Nachdem ich die auffälligsten Besuchergruppen enttarnt und klassifiziert habe, starte ich einen neuen Versuch.
Ich frage die Galeristen nun nach den verschiedenen Typen von Besuchern. Dies sollte ja deutlich einfacher sein, da sich der Aussteller nun nicht auf eine Art Besucher festlegen muss und alle seine Eindrücke schildern kann.

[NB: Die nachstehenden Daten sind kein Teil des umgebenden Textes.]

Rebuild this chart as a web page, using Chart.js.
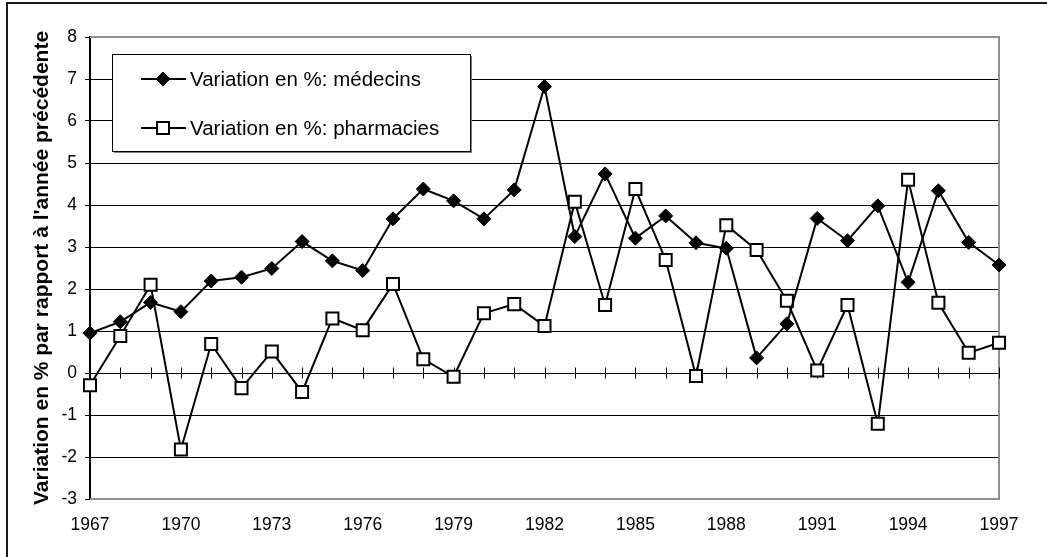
<!DOCTYPE html>
<html>
<head>
<meta charset="utf-8">
<script src="https://cdn.jsdelivr.net/npm/chart.js@4/dist/chart.umd.min.js"></script>
<style>
  html, body { margin: 0; padding: 0; background: #fff; }
  #wrap { width: 1047px; height: 557px; position: relative; }
</style>
</head>
<body>
<div id="wrap"><canvas id="c" width="1047" height="557"></canvas></div>
<script>
const years = [1967,1968,1969,1970,1971,1972,1973,1974,1975,1976,1977,1978,1979,1980,1981,1982,1983,1984,1985,1986,1987,1988,1989,1990,1991,1992,1993,1994,1995,1996,1997];
const medecins = [0.95,1.22,1.68,1.46,2.19,2.28,2.49,3.13,2.67,2.44,3.67,4.38,4.10,3.67,4.36,6.82,3.25,4.74,3.21,3.74,3.10,2.97,0.36,1.17,3.68,3.15,3.98,2.16,4.34,3.11,2.57];
const pharmacies = [-0.29,0.88,2.10,-1.82,0.69,-0.36,0.51,-0.45,1.30,1.02,2.12,0.33,-0.09,1.42,1.64,1.12,4.08,1.62,4.38,2.69,-0.07,3.52,2.93,1.72,0.06,1.62,-1.21,4.60,1.67,0.48,0.72];
const xTickLabels = ["1967","1970","1973","1976","1979","1982","1985","1988","1991","1994","1997"];
const seriesLabels = ["Variation en %: médecins", "Variation en %: pharmacies"];
const yTitle = "Variation en % par rapport à l'année précédente";

const FONT = "'Liberation Sans', Arial, sans-serif";

const decorPlugin = {
  id: 'decor',
  beforeDatasetsDraw(chart) {
    const ctx = chart.ctx;
    const a = chart.chartArea;
    const xs = chart.scales.x, ys = chart.scales.y;
    ctx.save();
    ctx.strokeStyle = '#8f8f8f';
    ctx.lineWidth = 2;
    ctx.beginPath();
    ctx.moveTo(a.left, a.top);
    ctx.lineTo(a.right, a.top);
    ctx.lineTo(a.right, a.bottom);
    ctx.lineTo(a.left, a.bottom);
    ctx.stroke();
    const y0 = ys.getPixelForValue(0);
    ctx.strokeStyle = '#000';
    ctx.lineWidth = 1;
    ctx.beginPath();
    for (let i = 0; i < years.length; i++) {
      const x = Math.round(xs.getPixelForValue(i)) + 0.5;
      ctx.moveTo(x, y0 - 5.5);
      ctx.lineTo(x, y0 + 5.5);
    }
    ctx.stroke();
    ctx.restore();
  },
  afterDraw(chart) {
    const ctx = chart.ctx;
    ctx.save();
    ctx.strokeStyle = '#1a1a1a';
    ctx.lineWidth = 2;
    ctx.strokeRect(7, 3, 1100, 600);
    const bx = 112, by = 54, bw = 358, bh = 97;
    ctx.fillStyle = '#808080';
    ctx.fillRect(bx + 2, by + bh, bw, 2);
    ctx.fillRect(bx + bw, by + 2, 2, bh);
    ctx.fillStyle = '#fff';
    ctx.fillRect(bx, by, bw, bh);
    ctx.strokeStyle = '#000';
    ctx.lineWidth = 1;
    ctx.strokeRect(bx + 0.5, by + 0.5, bw, bh);
    const rows = [79, 128];
    chart.data.datasets.forEach((ds, i) => {
      const y = rows[i];
      ctx.strokeStyle = '#000';
      ctx.lineWidth = 2;
      ctx.beginPath();
      ctx.moveTo(141, y);
      ctx.lineTo(186, y);
      ctx.stroke();
      ctx.fillStyle = ds.pointBackgroundColor;
      ctx.strokeStyle = ds.pointBorderColor;
      ctx.lineWidth = ds.pointBorderWidth;
      ctx.beginPath();
      if (ds.pointStyle === 'rectRot') {
        const r = ds.pointRadius;
        ctx.moveTo(163, y - r); ctx.lineTo(163 + r, y); ctx.lineTo(163, y + r); ctx.lineTo(163 - r, y); ctx.closePath();
      } else {
        const s = ds.pointRadius * Math.SQRT1_2;
        ctx.rect(163 - s, y - s, 2 * s, 2 * s);
      }
      ctx.fill();
      ctx.stroke();
      ctx.fillStyle = '#000';
      ctx.font = "20.5px " + FONT;
      ctx.textBaseline = 'middle';
      ctx.textAlign = 'left';
      ctx.fillText(ds.label, 190, y + 1);
    });
    ctx.restore();
  }
};

new Chart(document.getElementById('c'), {
  type: 'line',
  data: {
    labels: years.map(String),
    datasets: [
      {
        label: seriesLabels[0],
        data: medecins,
        borderColor: '#000',
        borderWidth: 2,
        pointStyle: 'rectRot',
        pointRadius: 7,
        pointHoverRadius: 7,
        pointBackgroundColor: '#000',
        pointBorderColor: '#000',
        pointBorderWidth: 1,
        tension: 0,
        fill: false
      },
      {
        label: seriesLabels[1],
        data: pharmacies,
        borderColor: '#000',
        borderWidth: 2,
        pointStyle: 'rect',
        pointRadius: 8.5,
        pointHoverRadius: 8.5,
        pointBackgroundColor: '#fff',
        pointBorderColor: '#000',
        pointBorderWidth: 2,
        tension: 0,
        fill: false
      }
    ]
  },
  options: {
    responsive: false,
    animation: false,
    devicePixelRatio: 1,
    layout: { padding: { left: 8, right: 48, top: 37, bottom: 0 } },
    plugins: {
      legend: { display: false },
      tooltip: { enabled: false }
    },
    scales: {
      x: {
        type: 'category',
        offset: false,
        grid: { display: false, drawTicks: false },
        border: { display: false },
        ticks: {
          autoSkip: false,
          maxRotation: 0,
          padding: 16,
          color: '#000',
          font: { family: FONT, size: 17.5 },
          callback: function(value) {
            const lab = this.getLabelForValue(value);
            return xTickLabels.includes(lab) ? lab : '';
          }
        },
        afterFit(scale) { scale.height = 58; }
      },
      y: {
        min: -3,
        max: 8,
        grid: {
          color: (c) => (c.tick && (c.tick.value === 8 || c.tick.value === -3)) ? 'rgba(0,0,0,0)' : '#000',
          tickColor: '#000',
          tickLength: 5,
          lineWidth: 1
        },
        border: { display: true, color: '#000', width: 2 },
        ticks: {
          stepSize: 1,
          padding: 8,
          color: '#000',
          font: { family: FONT, size: 17.5 }
        },
        title: {
          display: true,
          text: yTitle,
          color: '#000',
          font: { family: FONT, size: 21, weight: 'bold' },
          padding: { top: 22, bottom: 0 }
        },
        afterFit(scale) { scale.width = 82; }
      }
    }
  },
  plugins: [decorPlugin]
});
</script>
</body>
</html>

Doch auch darauf geht keiner ein. Schließlich treffe ich auf eine nette Dame, die mir des Rätsels Lösung gibt. Sie sagt, dass Galeristen niemals ihre Kundschaft klassifizieren und einordnen werden, weil die Kunden schwierig werden, wenn sie sich in diesen Kategorien wieder erkennen. Aha, so läuft der Hase also.

Mein Ergebnis 

Das Ende vom Lied: Es gibt tatsächlich nicht den einen Klischee-Besucher. Aber es gibt sie, die verschiedenen Typen von ART COLOGNE-Besuchern. Auch wenn diese von mir in meinen 45 Minuten Beobachtungszeit vielleicht sehr stark heruntergebrochen wurden und ich auch nicht alle einfangen konnte. Aber den „Das kann man so nicht sagen“-Aussagen der Galeristen kann ich mich definitiv nicht anschließen.